"Why do you write strong female characters?"

The first time I was asked the question, "Why do you choose to write strong female characters?" I was surprised. My first book was based on the tale of "The Goose Girl," and I had purposely chosen not to greatly alter her from her fairy tale form of the sheltered, often weak, unsure and untested girl into a battle-ready fantasy heroine. I believed she gathered her own strength and came into her self through the story, and I found her interesting and realistic, but I never thought, "I want to make her STRONG."

I continued on the receiving end of that question after publishing Enna Burning, Princess Academy, River Secrets, Book of a Thousand Days. I love my girl characters. I think they're different from one another, have various strengths and weaknesses like anybody does. I do think they're strong in their own ways. But I never make the decision "I'm going to write strong females in my books," a sort of inorganic goal to turn a character away from her natural tendencies of weakness into a statement of girl power. Yet that's what that question seems to imply.

So usually the way I answer the question is to say, "I think I'm writing realistic female characters."

But of course no one asks "why do you write realistic female characters?" because that would be silly. Surely every author seeks to have realistic characters. Why I wince is "strong females" doesn't seem to be considered synonymous with "realistic females," and in my experience, they should be.

Yet the question continued after publishing Rapunzel's Revenge, Calamity Jack, Forest Born, Palace of Stone. "Why do you write strong female characters?"

And here's the thing: no one has ever asked me, "Why do you write strong male characters?"

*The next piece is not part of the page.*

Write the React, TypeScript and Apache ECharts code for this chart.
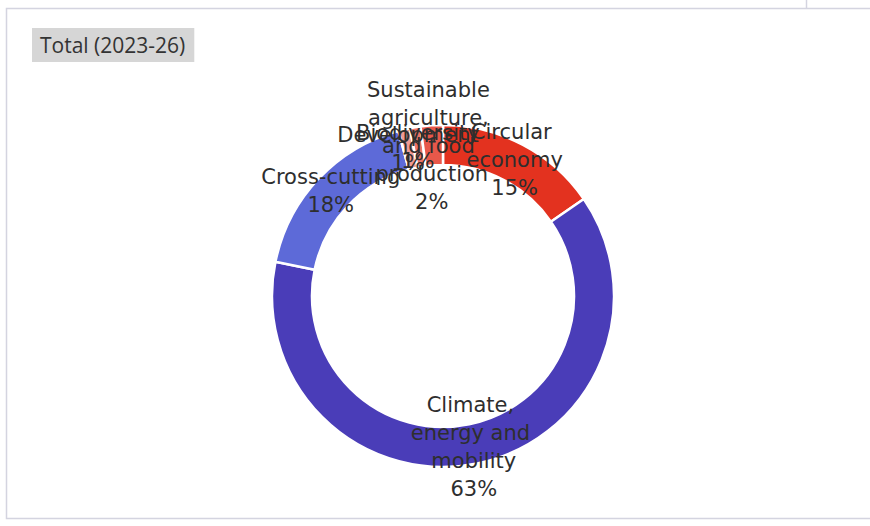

Because I do. I have loads of male characters. Two of those books I mentioned the main character is male, and all of them have several major male characters. Razo, Finn, Geric, Jack, Talone, Tegus, Khasar, Ungolad, His Radiance, Brute, Blunderboar, Peder, Pa, Timon, Sileph... And yet never once that question.

And that's the part that disturbs me. The heart of the question implies that if a male character is "strong" that's to be expected, because boys and men are strong. Normal. Default. Go about your business. But if a female character leads a story, does stuff, has a voice and a purpose and changes her life or others' lives or starts or stops a war or makes a stand or has power then it's newsworthy, because that's not expected, not true to life. Not normal. Not our default assumption about girls. So stop and take note.

I know I shouldn't still be surprised by that question, but I am, every time. When I began writing novels, I assumed I wouldn't have to prove my right as a woman writer or have to dig out a place for female characters. I thought people who had come before me had already done that, writers like Tamora Pierce, Robin McKinley, Anne McCaffrey, Ursula LeGuin. I felt like I didn't have the burden of screaming back at the world, "a girl can carry an action story, look, look!" While writing I'd decided that sexism didn't even exist in my fantasy worlds and I never had to wrestle with it. In my worlds, girls do stuff and nobody thinks two things about it.

But it turns out that my books aren't published in my fantasy worlds. They're published in this world. And people still do think two things about it, or three or four. And I'm surprised. But...but...didn't we already get over this years ago? Don't we already agree that girls are interesting and diverse, as are boys?
Are "strong female characters" really so rare that we note them, call them out as extraordinary?

I don't want anyone to worry that I think badly of you or judge you if you've used that phrase. I absolutely know that every interviewer or reader who has asked me that means absolutely the best by it. And I know that the phrase "strong female characters" means different things for different people. For example:
1. female characters who are interesting and realistic
This is broad, includes so-called villains. This is the definition I prefer and believe.
2. girls who are just as strong as boys!
This implies that "male" is the definition of strong. And inserting "female" into the male role of action and decision making and power is what makes her strong.

Too often in stories, it's okay if there's only one female character, just as long as she's "strong." There's a falseness to this, a board room mentality. Diversity of characters is more important than strength. Because realistic characters should always be the goal. Not a stilted desire to make them appropriately strong. Not the subtle fear that, in the real world, girls really aren't as interesting or note-worthy or powerful as boys and therefore if a female character is there should be a great hurrah for breaking stereotypes and teaching girls everywhere that they can be "as good as the boys!"

Characters. Just characters. With strengths and flaws--which really just means: with personalities. Male and female. Old and young. Interesting. And worth reading about.